# The vinyl empire strikes back?



## Ciel_Rouge (May 16, 2008)

I do not know what it is like in the US, but in Europe you can buy turntables (usually with an FM radio) in "popular" chains like Media Markt. Vinyl records are also available. Is vinyl going to return big time? Perhaps 21st century technology could solve some previous problems or some old tech could be rediscovered to be incorporated in the new generations of turntables...

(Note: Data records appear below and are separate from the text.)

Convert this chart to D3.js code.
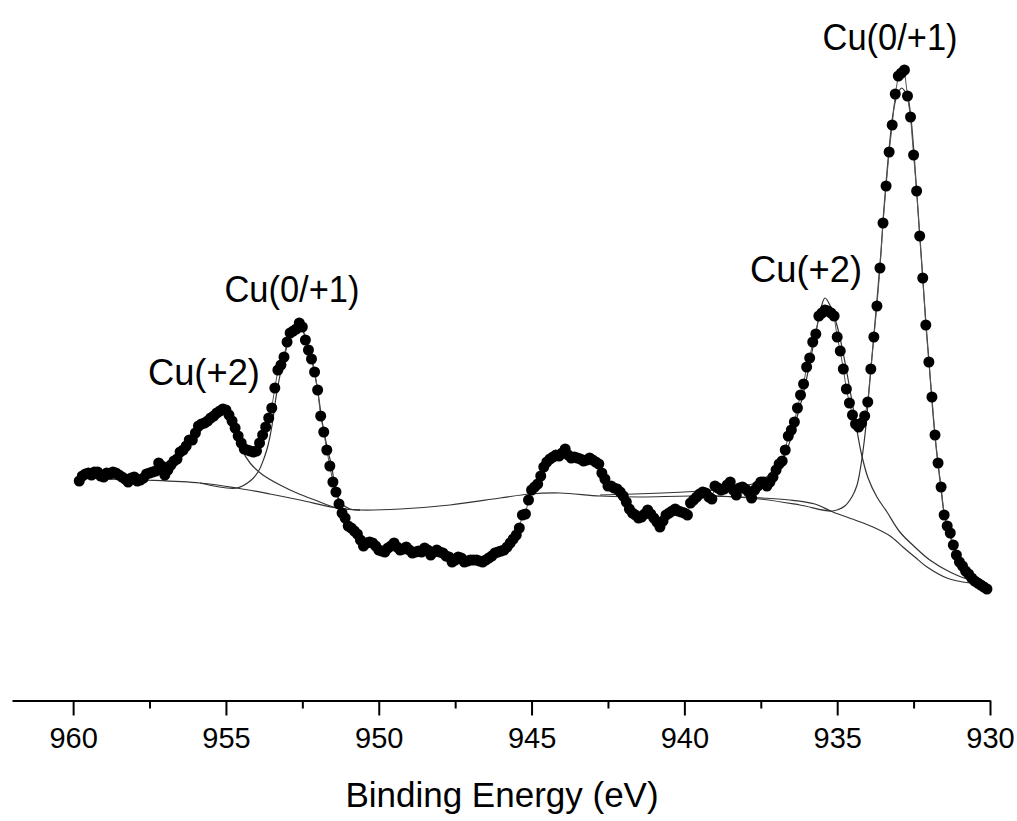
<!DOCTYPE html>
<html>
<head>
<meta charset="utf-8">
<script src="https://cdn.jsdelivr.net/npm/d3@7"></script>
<style>
  body { margin: 0; background: #fff; }
  svg { display: block; font-family: "Liberation Sans", Arial, sans-serif; }
</style>
</head>
<body>
<svg width="1017" height="821"></svg>
<script>
// Cu 2p XPS spectrum (intensity in arbitrary units)

// measured points: 959.8 eV down to 930.1 eV, 0.1 eV step
const energyStart = 959.8;
const energyStep = 0.1;
const intensity = [
  119,124,126,127,125,128,128,124,123,127, 126,128,127,125,123,121,118,122,123,119,
  120,122,126,127,128,129,137,134,125,130, 135,139,141,148,150,154,160,160,167,174,
  176,177,179,182,184,187,189,191,190,185, 179,172,164,157,151,150,149,148,149,157,
  165,173,182,192,212,230,235,243,258,267, 269,271,277,273,260,250,241,228,210,184,
  168,150,134,118,108,96,87,82,74,72, 69,66,60,54,57,58,57,54,50,49,
  48,52,54,57,53,50,51,53,50,47, 48,49,48,52,50,45,48,50,48,47,
  44,43,38,40,43,42,38,39,40,40, 40,39,38,40,42,44,47,48,49,50,
  53,57,61,65,72,85,86,100,110,113, 116,124,133,138,141,143,145,144,147,151,
  145,142,143,142,141,139,140,142,140,138, 136,127,121,114,114,112,111,108,104,98,
  91,87,85,82,83,86,90,86,82,78, 73,79,85,87,89,91,89,88,87,85,
  97,100,103,106,108,107,103,101,114,112, 110,111,115,118,110,105,112,113,111,108,
  102,110,114,118,118,114,118,123,130,136, 139,150,164,170,178,192,205,216,233,242,
  258,266,284,287,290,289,287,284,263,249, 231,211,197,185,176,173,177,184,198,231,
  263,294,332,377,414,448,475,506,524,527, 530,504,483,445,409,364,322,275,238,203,
  165,137,113,85,74,67,55,45,38,34, 29,26,22,19,17,15,13,11
];

// Shirley background
const bgE = [959.81,957.71,955.85,954.64,953.56,952.58,951.36,950.61,949.30,947.67,946.03,945.05,944.07,942.76,
  941.45,939.82,938.18,936.55,935.73,935.14,934.42,933.83,933.27,932.85,932.46,932.06,931.41,930.66,930.10];
const bgI = [122,120,117,112,106,100,92,90,91,95,102,106,107,104,
  103,104,103,100,96,88,80,73,64,53,43,33,22,17,16];

// Cu(+2) 2p1/2 component
const c1E = [959.12,957.71,957.15,956.67,956.17,955.85,955.52,955.29,955.09,954.90,954.70,954.47,954.21,953.79,
  953.23,952.68,952.09,951.36,950.61];
const c1I = [121,122,126,137,155,168,181,190,194,190,176,150,137,125,
  115,107,100,92,90];

// Cu(0/+1) 2p1/2 component
const c2E = [955.85,954.64,954.21,953.95,953.75,953.62,953.49,953.36,953.23,953.10,952.97,952.81,952.64,952.48,
  952.31,952.15,951.99,951.86,951.69,951.53,951.43,951.23,950.94,950.61];
const c2I = [117,112,119,128,142,155,175,203,225,242,257,268,274,269,
  254,235,208,180,153,132,112,97,91,90];

// Cu(+2) 2p3/2 component
const c3E = [942.76,939.49,938.18,937.53,937.04,936.71,936.39,936.12,935.89,935.70,935.53,935.40,935.24,935.01,
  934.81,934.61,934.42,934.22,933.99,933.70,933.37,932.95,932.46,931.97,931.31,930.66,930.10];
const c3I = [105,109,113,119,130,145,175,205,238,267,292,302,295,275,
  248,215,182,148,122,103,88,68,53,40,28,20,17];

// Cu(0/+1) 2p3/2 component
const c4E = [939.49,937.53,936.22,935.14,934.75,934.52,934.36,934.26,934.16,934.06,933.97,933.87,933.77,933.67,
  933.57,933.48,933.38,933.28,933.18,933.08,932.98,932.89,932.79,932.69,932.59,932.49,932.40,932.30,
  932.20,932.10,932.00,931.91,931.81,931.71,931.61,931.51,931.41,931.32,931.15,930.96,930.73,930.47,930.11];
const c4I = [105,101,95,89,94,103,114,128,148,174,205,240,275,310,
  347,388,425,458,485,501,509,512,509,503,483,448,409,366,
  322,278,240,203,167,138,113,88,74,65,50,38,29,22,17];

const xTicks = [960, 955, 950, 945, 940, 935, 930];
const xMinor = [957.5, 952.5, 947.5, 942.5, 937.5, 932.5];

const peakLabels = ["Cu(+2)", "Cu(0/+1)", "Cu(+2)", "Cu(0/+1)"];
const peakLabelE = [955.72, 952.84, 936.02, 933.27];

const svg = d3.select('svg');

const x = d3.scaleLinear().domain([962, 930]).range([12, 990]);
const y = d3.scaleLinear().domain([0, 600]).range([600, 0]);

const points = intensity.map((v, i) => ({ e: energyStart - i * energyStep, v: v }));

const smooth = d3.line()
  .x(d => x(d[0]))
  .y(d => y(d[1]))
  .curve(d3.curveCatmullRom.alpha(0.5));

// fitted curves
const curves = [[bgE, bgI], [c1E, c1I], [c2E, c2I], [c3E, c3I], [c4E, c4I]];
svg.append('g').selectAll('path')
  .data(curves)
  .enter()
  .append('path')
  .attr('d', c => smooth(c[0].map((e, i) => [e, c[1][i]])))
  .attr('fill', 'none')
  .attr('stroke', '#333')
  .attr('stroke-width', 1.2);

// line through the measured points
svg.append('path')
  .attr('d', d3.line().x(d => x(d.e)).y(d => y(d.v))(points))
  .attr('fill', 'none')
  .attr('stroke', '#555')
  .attr('stroke-width', 1);

svg.append('g').selectAll('circle')
  .data(points)
  .enter()
  .append('circle')
  .attr('cx', d => x(d.e))
  .attr('cy', d => y(d.v))
  .attr('r', 5.5)
  .attr('fill', '#000');

// x axis
const axisY = 700.5;
const gAxis = svg.append('g')
  .attr('transform', `translate(0,${axisY})`)
  .call(d3.axisBottom(x).tickValues(xTicks).tickSize(15).tickSizeOuter(0).tickFormat(d3.format('d')));
gAxis.select('.domain').attr('stroke', '#000').attr('stroke-width', 2);
gAxis.selectAll('.tick line').attr('stroke', '#000').attr('stroke-width', 2);
gAxis.selectAll('.tick text')
  .attr('y', 47).attr('dy', 0)
  .attr('font-size', 29)
  .attr('font-family', '"Liberation Sans", Arial, sans-serif')
  .attr('fill', '#000');

const gMinor = svg.append('g')
  .attr('transform', `translate(0,${axisY})`)
  .call(d3.axisBottom(x).tickValues(xMinor).tickSize(8).tickSizeOuter(0).tickFormat(''));
gMinor.select('.domain').remove();
gMinor.selectAll('.tick line').attr('stroke', '#000').attr('stroke-width', 2);

svg.append('text')
  .attr('x', 502).attr('y', 807)
  .attr('text-anchor', 'middle')
  .attr('font-size', 35)
  .text('Binding Energy (eV)');

// peak labels
const labelY = [385, 302, 282, 50];
const labelLen = [112, 135, 112, 135];
svg.append('g').selectAll('text')
  .data(peakLabels)
  .enter()
  .append('text')
  .attr('x', (d, i) => x(peakLabelE[i]))
  .attr('y', (d, i) => labelY[i])
  .attr('text-anchor', 'middle')
  .attr('font-size', 37)
  .attr('textLength', (d, i) => labelLen[i])
  .attr('lengthAdjust', 'spacingAndGlyphs')
  .text(d => d);
</script>
</body>
</html>
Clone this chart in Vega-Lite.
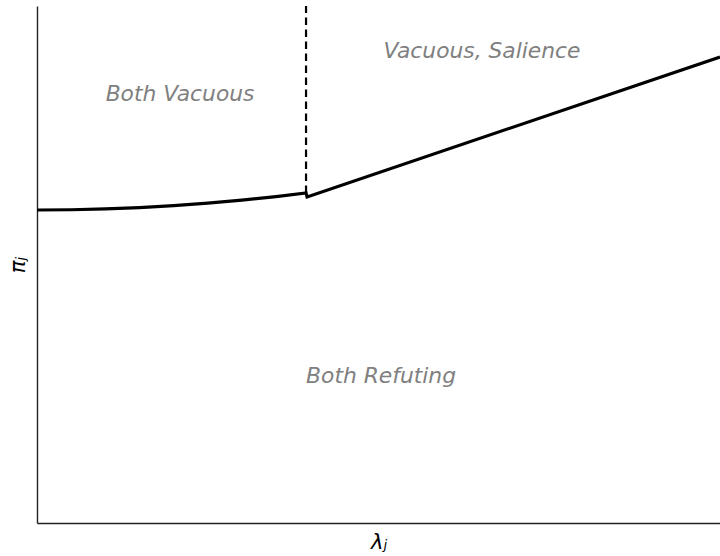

On the other hand - do you own a turntable? How fast do the records deteriorate? Do you find the sound to be superior to CDs and if so, in what way? Is it sometimes easier or cheaper to obtain vinyl records?


----------



## david johnson (Jun 25, 2007)

i still use a turntable at times. sounds great to me.

dj


----------



## marval (Oct 29, 2007)

We have a turntable, it is needed because we have a big collection of LPs. The records don't seem to be deteriorating, and the sound is very good. I don't know if the fact that you can buy turntables means that vinyls are coming back, or that they have realised that people do still have old records they want to play. It will be interesting to see what the future holds for music listening.


----------



## Krummhorn (Feb 18, 2007)

Hi Ciel,

I have had a single play turntable as part of my home audio setup for many years. I have a few hundred LP's from the 60's & 70's (mostly classical solo organ) that are still in perfect playing condition and sound wonderful. I am in the process of converting them to CD, only so that I can enjoy these recordings when traveling about in the car.


----------



## sbadman (Nov 22, 2008)

*Turntables and vinyl*

Have tons of vinyl that I collected in the 60's and 70's (pre CD). Recently bought a Music Hall 5 turntable and have been enjoying the music more than ever. LP's do have their downfalls but sound better than CDs generally speaking.


----------



## jhar26 (Jul 6, 2008)

I remember that when cd's first came on the market they were promoted for their 'superior sound quality.' Nearly everyone who started buying cd's in the mid-80's agreed that their sound quality was indeed superior to vinyl. In fact, people were seeking out DDD and ADD cd's because if they got one that was marked AAD it meant that it would sound 'just as good (or bad) as vinyl.' I'm not necessarily arguing in favor of one or the other here but I find it interesting how people's perception changes over the years.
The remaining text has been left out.